The warping would be most apparent in external view, and I'd be inclined to hand-wave it. We could colour shift visible objects, which would probably be enough to satisfy most physics nerds. Bearing in mind that our spacecraft have some sort of enhanced display system, perhaps the ship's computer is correcting the distortion, compression, trailing event horizon and colour skew for the pilot's benefit. Not to mention shielding us from the blue-shifted gamma rays hitting the front of the ship.

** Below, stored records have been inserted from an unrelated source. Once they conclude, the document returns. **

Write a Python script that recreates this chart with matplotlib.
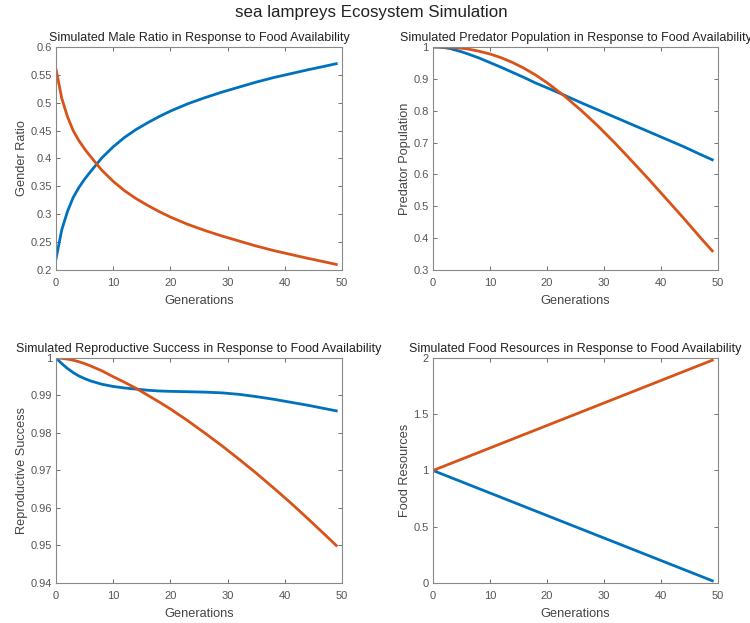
import matplotlib

matplotlib.use("Agg")
import matplotlib.pyplot as plt
from matplotlib.ticker import FormatStrFormatter

BLUE = "#0072BD"
ORANGE = "#D95319"

generations = [0, 1, 2, 3, 4, 5, 6, 8, 10, 12, 14, 16, 18, 20, 23, 26, 29, 32, 35, 38, 41, 44, 47, 49]

male_ratio_blue = [0.220, 0.272, 0.305, 0.330, 0.348, 0.363, 0.376, 0.401, 0.421, 0.438, 0.452, 0.464,
                   0.475, 0.485, 0.498, 0.509, 0.519, 0.528, 0.537, 0.545, 0.552, 0.559, 0.5655, 0.570]
male_ratio_orange = [0.560, 0.508, 0.475, 0.450, 0.432, 0.417, 0.404, 0.379, 0.359, 0.342, 0.328, 0.316,
                     0.305, 0.295, 0.282, 0.271, 0.261, 0.252, 0.243, 0.235, 0.228, 0.221, 0.2145, 0.210]

predator_blue = [1.000, 0.9995, 0.998, 0.995, 0.990, 0.985, 0.979, 0.966, 0.951, 0.936, 0.920, 0.904,
                 0.887, 0.872, 0.849, 0.825, 0.802, 0.779, 0.756, 0.733, 0.710, 0.687, 0.662, 0.646]
predator_orange = [1.000, 1.000, 0.9995, 0.999, 0.998, 0.996, 0.994, 0.987, 0.978, 0.966, 0.951, 0.933,
                   0.912, 0.888, 0.847, 0.801, 0.751, 0.697, 0.640, 0.582, 0.522, 0.462, 0.400, 0.360]

repro_blue = [1.0000, 0.9985, 0.9972, 0.9961, 0.9952, 0.9945, 0.9939, 0.9930, 0.9924, 0.9920, 0.9917, 0.9914,
              0.9912, 0.9911, 0.9910, 0.9909, 0.9907, 0.9903, 0.9897, 0.9890, 0.9882, 0.9874, 0.9865, 0.9859]
repro_orange = [1.0000, 0.9999, 0.9997, 0.9994, 0.9990, 0.9985, 0.9979, 0.9966, 0.9950, 0.9935, 0.9919, 0.9901,
                0.9883, 0.9864, 0.9833, 0.9800, 0.9766, 0.9730, 0.9693, 0.9654, 0.9614, 0.9572, 0.9529, 0.9500]

food_blue = [1.00, 0.98, 0.96, 0.94, 0.92, 0.90, 0.88, 0.84, 0.80, 0.76, 0.72, 0.68,
             0.64, 0.60, 0.54, 0.48, 0.42, 0.36, 0.30, 0.24, 0.18, 0.12, 0.06, 0.02]
food_orange = [1.00, 1.02, 1.04, 1.06, 1.08, 1.10, 1.12, 1.16, 1.20, 1.24, 1.28, 1.32,
               1.36, 1.40, 1.46, 1.52, 1.58, 1.64, 1.70, 1.76, 1.82, 1.88, 1.94, 1.98]

x_ticks = [0, 10, 20, 30, 40, 50]
male_ticks = [0.2, 0.25, 0.3, 0.35, 0.4, 0.45, 0.5, 0.55, 0.6]
predator_ticks = [0.3, 0.4, 0.5, 0.6, 0.7, 0.8, 0.9, 1.0]
repro_ticks = [0.94, 0.95, 0.96, 0.97, 0.98, 0.99, 1.0]
food_ticks = [0, 0.5, 1, 1.5, 2]

plt.rcParams["font.family"] = ["Liberation Sans", "DejaVu Sans"]


def style_axes(ax, title: str, ylabel: str, yticks: list) -> None:
    """
    MATLAB-like look: boxed axes, inward ticks on all sides, grey text.
    """
    ax.set_title(title, fontsize=9, color="#222222", pad=4)
    ax.set_xlabel("Generations", fontsize=9.2, color="#444444", labelpad=5)
    ax.set_ylabel(ylabel, fontsize=9.2, color="#444444", labelpad=2)
    ax.set_xlim(0, 50)
    ax.set_ylim(yticks[0], yticks[-1])
    ax.set_xticks(x_ticks)
    ax.set_yticks(yticks)
    ax.yaxis.set_major_formatter(FormatStrFormatter("%g"))
    ax.tick_params(direction="in", top=True, right=True, length=3, width=0.6,
                   labelsize=8, colors="#555555")
    ax.tick_params(axis="x", pad=5.5)
    ax.tick_params(axis="y", pad=3)
    for spine in ax.spines.values():
        spine.set_color("#888888")
        spine.set_linewidth(0.8)


def draw_panel(ax, blue: list, orange: list, title: str, ylabel: str, yticks: list) -> None:
    ax.plot(generations, blue, color=BLUE, linewidth=2)
    ax.plot(generations, orange, color=ORANGE, linewidth=2)
    style_axes(ax, title, ylabel, yticks)


def main() -> None:
    fig = plt.figure(figsize=(7.5, 6.23), dpi=100)

    # axes placed to match the reference pixel layout
    ax1 = fig.add_axes([0.0747, 0.5666, 0.3813, 0.3580])
    ax2 = fig.add_axes([0.5773, 0.5666, 0.3800, 0.3580])
    ax3 = fig.add_axes([0.0747, 0.0642, 0.3813, 0.3612])
    ax4 = fig.add_axes([0.5773, 0.0642, 0.3800, 0.3612])

    draw_panel(ax1, male_ratio_blue, male_ratio_orange,
               "Simulated Male Ratio in Response to Food Availability", "Gender Ratio", male_ticks)
    draw_panel(ax2, predator_blue, predator_orange,
               "Simulated Predator Population in Response to Food Availability", "Predator Population",
               predator_ticks)
    draw_panel(ax3, repro_blue, repro_orange,
               "Simulated Reproductive Success in Response to Food Availability", "Reproductive Success",
               repro_ticks)
    draw_panel(ax4, food_blue, food_orange,
               "Simulated Food Resources in Response to Food Availability", "Food Resources", food_ticks)

    fig.text(0.495, 0.980, "sea lampreys Ecosystem Simulation", ha="center", va="center",
             fontsize=12.2, color="#222222")

    fig.savefig("out.png", dpi=100, facecolor="white")


if __name__ == "__main__":
    main()
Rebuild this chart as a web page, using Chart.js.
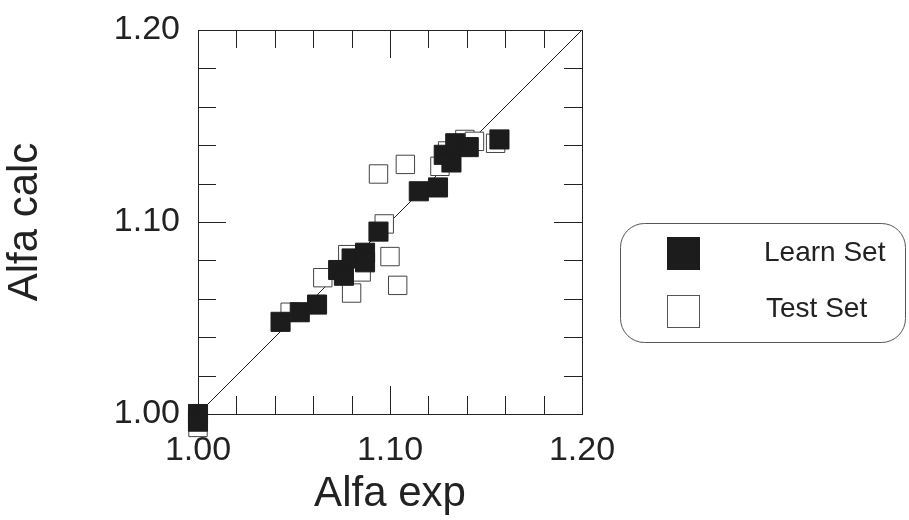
<!DOCTYPE html>
<html>
<head>
<meta charset="utf-8">
<script src="https://cdn.jsdelivr.net/npm/chart.js@4/dist/chart.umd.min.js"></script>
<style>
  body { margin: 0; background: #fff; }
</style>
</head>
<body>
<canvas id="scatterChart" width="909" height="520"></canvas>
<script>
// Learn set (filled squares)
const learnExp  = [1.000, 1.000, 1.043, 1.053, 1.062, 1.073, 1.076, 1.080, 1.087, 1.087, 1.094, 1.115, 1.125, 1.128, 1.132, 1.134, 1.141, 1.157]
const learnCalc = [1.000, 0.996, 1.048, 1.053, 1.057, 1.075, 1.072, 1.081, 1.084, 1.079, 1.095, 1.116, 1.118, 1.135, 1.131, 1.141, 1.139, 1.143]

// Test set (open squares)
const testExp  = [1.000, 1.048, 1.065, 1.078, 1.080, 1.085, 1.097, 1.100, 1.104, 1.094, 1.108, 1.126, 1.130, 1.139, 1.144, 1.155]
const testCalc = [0.993, 1.053, 1.071, 1.083, 1.063, 1.074, 1.099, 1.082, 1.067, 1.125, 1.130, 1.129, 1.137, 1.143, 1.142, 1.141]

const axisMin = 1.00
const axisMax = 1.20
const labelStep = 0.10
const tickMarks = [1.02, 1.04, 1.06, 1.08, 1.10, 1.12, 1.14, 1.16, 1.18]
const majorMark = 1.10

const seriesNames = ['Learn Set', 'Test Set']

const toPoints = (xs, ys) => xs.map((x, i) => ({ x: x, y: ys[i] }))

const ink = '#222222'
const fontName = "'Liberation Sans', Arial, sans-serif"

// frame + inward tick marks on all four sides
const framePlugin = {
    id: 'frame',
    beforeDatasetsDraw(chart) {
        const { ctx, chartArea: a, scales } = chart
        ctx.save()
        ctx.strokeStyle = ink
        ctx.lineWidth = 1
        ctx.strokeRect(a.left + 0.5, a.top + 0.5, a.right - a.left, a.bottom - a.top)
        ctx.beginPath()
        tickMarks.forEach(v => {
            const len = Math.abs(v - majorMark) < 1e-9 ? 28 : 18
            const px = Math.round(scales.x.getPixelForValue(v)) + 0.5
            const py = Math.round(scales.y.getPixelForValue(v)) + 0.5
            ctx.moveTo(px, a.bottom); ctx.lineTo(px, a.bottom - len)
            ctx.moveTo(px, a.top); ctx.lineTo(px, a.top + len)
            ctx.moveTo(a.left, py); ctx.lineTo(a.left + len, py)
            ctx.moveTo(a.right, py); ctx.lineTo(a.right - len, py)
        })
        ctx.stroke()
        ctx.restore()
    }
}

// boxed legend on the right
const boxLegend = {
    id: 'boxLegend',
    afterDraw(chart) {
        const ctx = chart.ctx
        const sets = chart.data.datasets
        ctx.save()
        ctx.strokeStyle = '#555'
        ctx.lineWidth = 1
        ctx.beginPath()
        ctx.roundRect(620.5, 223.5, 285, 119, 24)
        ctx.stroke()

        ctx.fillStyle = sets[0].backgroundColor
        ctx.fillRect(667, 237, 33, 33)
        ctx.strokeStyle = '#555'
        ctx.strokeRect(667.5, 295.5, 32, 32)

        ctx.fillStyle = ink
        ctx.font = '28px ' + fontName
        ctx.textBaseline = 'middle'
        ctx.fillText(sets[0].label, 764, 253)
        ctx.fillText(sets[1].label, 766, 309)
        ctx.restore()
    }
}

const ctxEl = document.getElementById('scatterChart').getContext('2d')

const scatterChart = new Chart(ctxEl, {
    type: 'scatter',
    data: {
        datasets: [{
            label: seriesNames[0],
            data: toPoints(learnExp, learnCalc),
            pointStyle: 'rect',
            pointRadius: 13.5,
            backgroundColor: '#1c1c1c',
            borderColor: '#1c1c1c',
            borderWidth: 1,
            clip: false
        }, {
            label: seriesNames[1],
            data: toPoints(testExp, testCalc),
            pointStyle: 'rect',
            pointRadius: 13,
            backgroundColor: '#ffffff',
            borderColor: '#444',
            borderWidth: 1,
            clip: false
        }, {
            type: 'line',
            label: 'diagonal',
            data: [{ x: axisMin, y: axisMin }, { x: axisMax, y: axisMax }],
            borderColor: ink,
            borderWidth: 1,
            pointRadius: 0
        }]
    },
    plugins: [framePlugin, boxLegend],
    options: {
        responsive: false,
        animation: false,
        layout: { padding: { left: 0, top: 30, right: 327, bottom: 0 } },
        plugins: {
            legend: { display: false },
            tooltip: { enabled: false }
        },
        scales: {
            x: {
                type: 'linear',
                min: axisMin,
                max: axisMax,
                afterFit: s => { s.height = 106; s.paddingLeft = 0; s.paddingRight = 0 },
                grid: { display: false, drawTicks: false },
                border: { display: false },
                ticks: {
                    stepSize: labelStep,
                    padding: 16,
                    color: ink,
                    font: { family: fontName, size: 34 },
                    maxRotation: 0,
                    callback: v => v.toFixed(2)
                },
                title: {
                    display: true,
                    text: 'Alfa exp',
                    color: ink,
                    font: { family: fontName, size: 42 },
                    padding: { top: 0, bottom: 0 }
                }
            },
            y: {
                type: 'linear',
                min: axisMin,
                max: axisMax,
                afterFit: s => { s.width = 198; s.paddingTop = 0; s.paddingBottom = 0 },
                grid: { display: false, drawTicks: false },
                border: { display: false },
                ticks: {
                    stepSize: labelStep,
                    padding: 18,
                    color: ink,
                    font: { family: fontName, size: 34 },
                    callback: v => v.toFixed(2)
                },
                title: {
                    display: true,
                    text: 'Alfa calc',
                    color: ink,
                    font: { family: fontName, size: 42 },
                    padding: { top: 0, bottom: 0 }
                }
            }
        }
    }
})
</script>
</body>
</html>
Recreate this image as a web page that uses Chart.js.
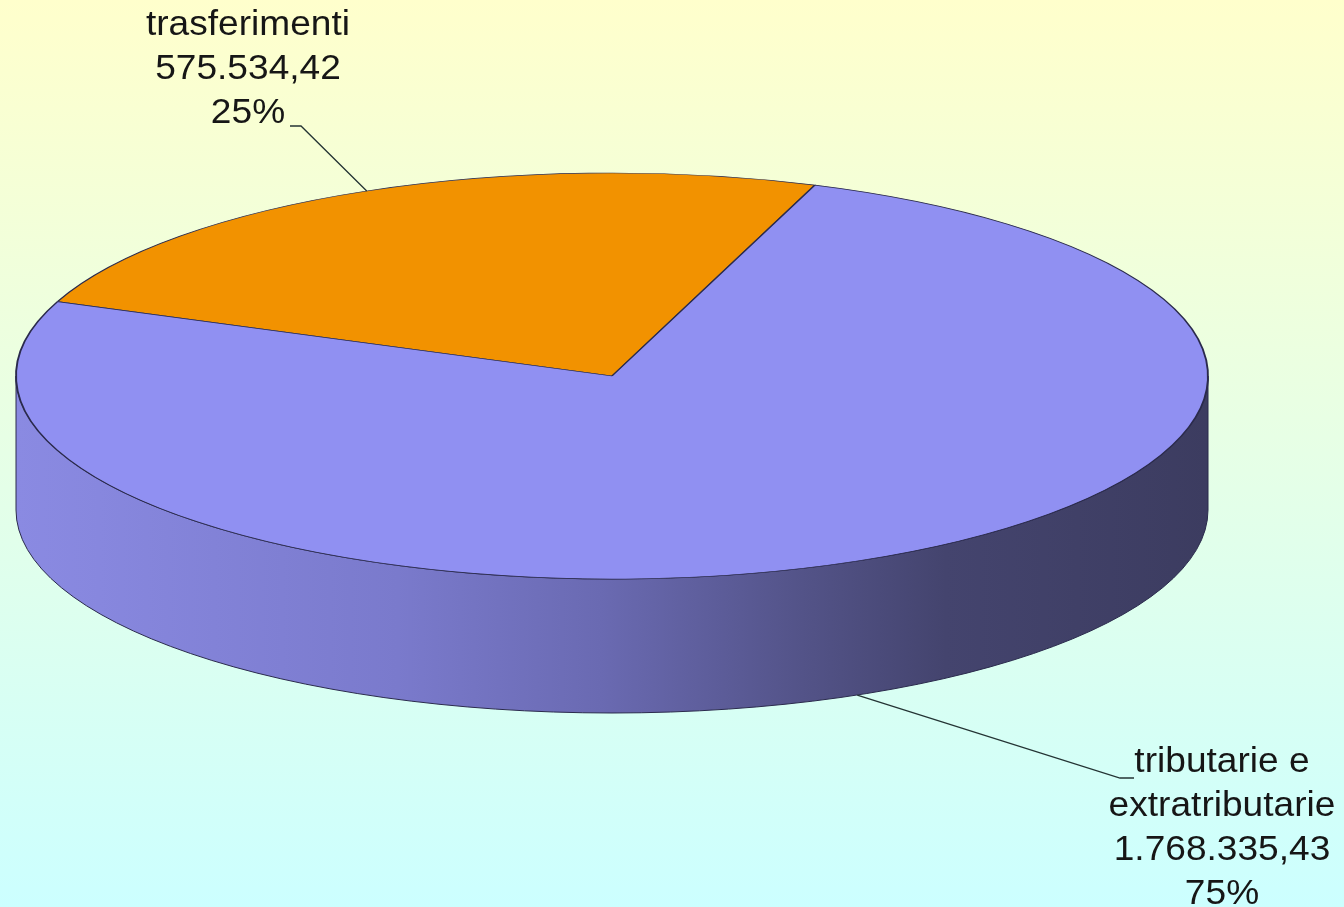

Perhaps we could take it too far?
[22:53] <Brianetta> We're wondering how to deal with the speed of light [22:54] <Brianetta> Somebody logged a feature request, asking that "set speed" mode has a cap of 300,000km/s [22:54] <Brianetta> which isn't how it works in Newton's or Einstein's universes [22:54] <Brianetta> I think, for now, we're going to continue to quietly ignore it [22:55] <Brianetta> although there are some interesting work-arounds [22:55] <tommmmm> you could quietly ignore it yes [22:56] <tommmmm> an alternative would be to stick some faux relativity into the dynamic body update function so that you can only approach c. it would be garbage because the frames and everything else would not be doing special relativity. but it would be a 1-liner [22:57] <Brianetta> Well, *subjective* velocity can exceed C [22:57] <Brianetta> no issues [22:57] <Brianetta> but we could fast-forward the clock on docking [22:57] <Brianetta> "Hey, dude, what took you?" The universe moved on while you were relativistic. [22:58] <_robn> Still have to deal with npcs and interactions with them [22:58] <_robn> They all run on the same clock [22:58] <_robn> Morning lads [22:58] <Brianetta> Well, fast-forward it as soon as you come into "clock sync range" [22:59] <Brianetta> or run the ship's clock extra-fast when at very high V [22:59] <Brianetta> There are ways [22:59] <_robn> They all feel a bit Jacky [23:00] <_robn> Hacky [23:00] <Brianetta> I'm all for ignoring it, frankly [23:00] <Brianetta> This is a newtonian universe. [23:00] <_robn> Agreed! [23:00] <Brianetta> Newtonian physics has no speed limit. [23:00] <Brianetta> Or black holes, alas [23:01] <jpab> It'd make game tuning decisions w.r.t. expected time periods harder to deal with [23:01] <jpab> I'd go with ignoring relativistic time effects [23:01] * Brianetta nods [23:02] <jpab> game-time is hard enough with just the stardreamer [23:02] <tommmmm> it would be pretty mad to try introducing relativity [23:02] <tommmmm> basically all the code would become wrong [23:02] <Brianetta> #366 closed: Newtonian physics doesn't require this. [23:02] <tommmmm> we are only just smart enough to create a newtonian universe :-)
General consensus is that we overlook this, on the grounds that the game is modelling Newtonian physics, not relativity.
Just impliment fule consumption ... it will then be a non-problem, because one COULD NOT carry that much fuel!!!
Alpha 13, in Set speed mode, player can set speed in unlimited scale.